• Aim of the exercise: Exactly the lines from the start of the data below through the line that contains "label=name, zorder=3)" are to be copied, with pictures left out.

• Dataset excerpt:
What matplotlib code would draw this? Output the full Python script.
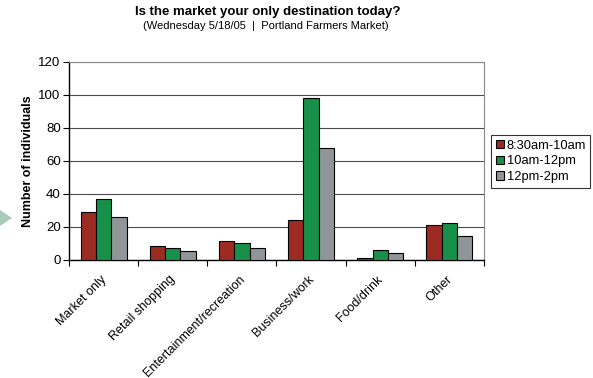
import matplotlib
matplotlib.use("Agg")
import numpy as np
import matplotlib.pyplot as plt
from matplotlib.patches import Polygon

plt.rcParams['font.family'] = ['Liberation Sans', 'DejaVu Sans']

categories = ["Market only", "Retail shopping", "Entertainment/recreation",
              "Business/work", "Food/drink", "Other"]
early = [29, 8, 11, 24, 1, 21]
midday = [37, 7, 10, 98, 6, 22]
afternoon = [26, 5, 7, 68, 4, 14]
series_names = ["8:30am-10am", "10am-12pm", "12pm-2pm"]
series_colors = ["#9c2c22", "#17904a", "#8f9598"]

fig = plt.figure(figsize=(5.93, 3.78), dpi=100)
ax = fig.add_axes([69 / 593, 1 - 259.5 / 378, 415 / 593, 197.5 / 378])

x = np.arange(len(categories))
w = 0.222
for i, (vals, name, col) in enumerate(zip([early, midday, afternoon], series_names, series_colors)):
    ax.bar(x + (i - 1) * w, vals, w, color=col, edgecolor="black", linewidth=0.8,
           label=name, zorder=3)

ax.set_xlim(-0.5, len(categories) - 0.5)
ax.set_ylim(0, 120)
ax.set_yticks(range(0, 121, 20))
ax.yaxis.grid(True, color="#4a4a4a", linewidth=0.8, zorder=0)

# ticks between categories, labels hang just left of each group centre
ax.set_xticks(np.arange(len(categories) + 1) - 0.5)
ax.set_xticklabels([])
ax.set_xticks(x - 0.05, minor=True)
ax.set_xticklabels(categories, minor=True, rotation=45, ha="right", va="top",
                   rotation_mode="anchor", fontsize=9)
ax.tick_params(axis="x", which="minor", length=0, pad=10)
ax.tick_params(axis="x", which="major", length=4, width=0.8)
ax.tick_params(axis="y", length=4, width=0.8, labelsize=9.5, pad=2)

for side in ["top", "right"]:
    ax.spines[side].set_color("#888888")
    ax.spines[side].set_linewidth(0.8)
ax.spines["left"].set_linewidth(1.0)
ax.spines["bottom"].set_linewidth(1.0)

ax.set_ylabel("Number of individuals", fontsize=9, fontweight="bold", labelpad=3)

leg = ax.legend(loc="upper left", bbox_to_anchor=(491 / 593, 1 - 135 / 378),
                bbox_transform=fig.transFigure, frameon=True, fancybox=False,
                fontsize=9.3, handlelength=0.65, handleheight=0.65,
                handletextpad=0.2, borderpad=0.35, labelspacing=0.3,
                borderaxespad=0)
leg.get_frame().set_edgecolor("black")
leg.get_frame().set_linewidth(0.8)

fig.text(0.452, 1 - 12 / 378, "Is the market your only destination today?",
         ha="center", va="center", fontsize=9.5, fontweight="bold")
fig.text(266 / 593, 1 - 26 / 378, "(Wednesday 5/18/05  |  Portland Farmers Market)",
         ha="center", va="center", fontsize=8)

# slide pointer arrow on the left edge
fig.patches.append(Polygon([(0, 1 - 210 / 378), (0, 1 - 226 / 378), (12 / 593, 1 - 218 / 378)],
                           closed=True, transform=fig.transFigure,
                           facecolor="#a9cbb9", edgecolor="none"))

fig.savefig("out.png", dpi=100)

• Answer for the task:
What matplotlib code would draw this? Output the full Python script.
import matplotlib
matplotlib.use("Agg")
import numpy as np
import matplotlib.pyplot as plt
from matplotlib.patches import Polygon

plt.rcParams['font.family'] = ['Liberation Sans', 'DejaVu Sans']

categories = ["Market only", "Retail shopping", "Entertainment/recreation",
              "Business/work", "Food/drink", "Other"]
early = [29, 8, 11, 24, 1, 21]
midday = [37, 7, 10, 98, 6, 22]
afternoon = [26, 5, 7, 68, 4, 14]
series_names = ["8:30am-10am", "10am-12pm", "12pm-2pm"]
series_colors = ["#9c2c22", "#17904a", "#8f9598"]

fig = plt.figure(figsize=(5.93, 3.78), dpi=100)
ax = fig.add_axes([69 / 593, 1 - 259.5 / 378, 415 / 593, 197.5 / 378])

x = np.arange(len(categories))
w = 0.222
for i, (vals, name, col) in enumerate(zip([early, midday, afternoon], series_names, series_colors)):
    ax.bar(x + (i - 1) * w, vals, w, color=col, edgecolor="black", linewidth=0.8,
           label=name, zorder=3)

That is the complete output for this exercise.